* _Exercise description_
In the entries below, count the lines holding "this". Reply with the number only.

* _Dataset rows_

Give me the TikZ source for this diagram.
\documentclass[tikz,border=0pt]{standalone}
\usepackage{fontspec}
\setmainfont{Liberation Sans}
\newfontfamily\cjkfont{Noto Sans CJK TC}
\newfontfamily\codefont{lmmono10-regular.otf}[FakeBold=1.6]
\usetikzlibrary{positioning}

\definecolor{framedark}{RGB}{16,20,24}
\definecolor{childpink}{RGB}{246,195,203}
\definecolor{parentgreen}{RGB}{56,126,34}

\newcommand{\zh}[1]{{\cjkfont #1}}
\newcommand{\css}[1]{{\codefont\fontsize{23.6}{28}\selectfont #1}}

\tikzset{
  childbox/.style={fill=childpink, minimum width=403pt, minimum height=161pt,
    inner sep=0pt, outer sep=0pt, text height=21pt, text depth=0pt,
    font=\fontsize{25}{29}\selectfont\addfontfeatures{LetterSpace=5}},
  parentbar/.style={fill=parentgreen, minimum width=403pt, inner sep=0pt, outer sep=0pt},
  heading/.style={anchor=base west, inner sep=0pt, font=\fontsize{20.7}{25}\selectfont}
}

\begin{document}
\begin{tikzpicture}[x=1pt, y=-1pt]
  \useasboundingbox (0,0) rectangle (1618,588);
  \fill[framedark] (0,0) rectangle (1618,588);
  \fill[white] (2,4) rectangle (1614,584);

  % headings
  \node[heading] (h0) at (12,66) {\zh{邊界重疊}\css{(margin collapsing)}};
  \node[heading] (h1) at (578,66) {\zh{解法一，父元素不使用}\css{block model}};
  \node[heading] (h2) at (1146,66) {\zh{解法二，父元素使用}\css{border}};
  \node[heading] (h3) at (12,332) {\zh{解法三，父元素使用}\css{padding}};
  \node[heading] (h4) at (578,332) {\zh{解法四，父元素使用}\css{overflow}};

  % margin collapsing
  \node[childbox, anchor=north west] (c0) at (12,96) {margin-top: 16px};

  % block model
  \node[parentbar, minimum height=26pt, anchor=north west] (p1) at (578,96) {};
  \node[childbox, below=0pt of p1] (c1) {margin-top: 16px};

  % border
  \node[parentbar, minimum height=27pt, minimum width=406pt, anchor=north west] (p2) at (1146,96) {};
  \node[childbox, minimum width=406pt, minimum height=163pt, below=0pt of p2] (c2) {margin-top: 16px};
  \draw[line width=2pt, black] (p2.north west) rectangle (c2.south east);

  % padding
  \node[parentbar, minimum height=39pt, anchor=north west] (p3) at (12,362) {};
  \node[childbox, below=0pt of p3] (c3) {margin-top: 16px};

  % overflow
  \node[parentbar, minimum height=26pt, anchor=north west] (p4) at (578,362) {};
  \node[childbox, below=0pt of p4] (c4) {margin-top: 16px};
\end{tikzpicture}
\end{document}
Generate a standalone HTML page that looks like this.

* _Complete output_
2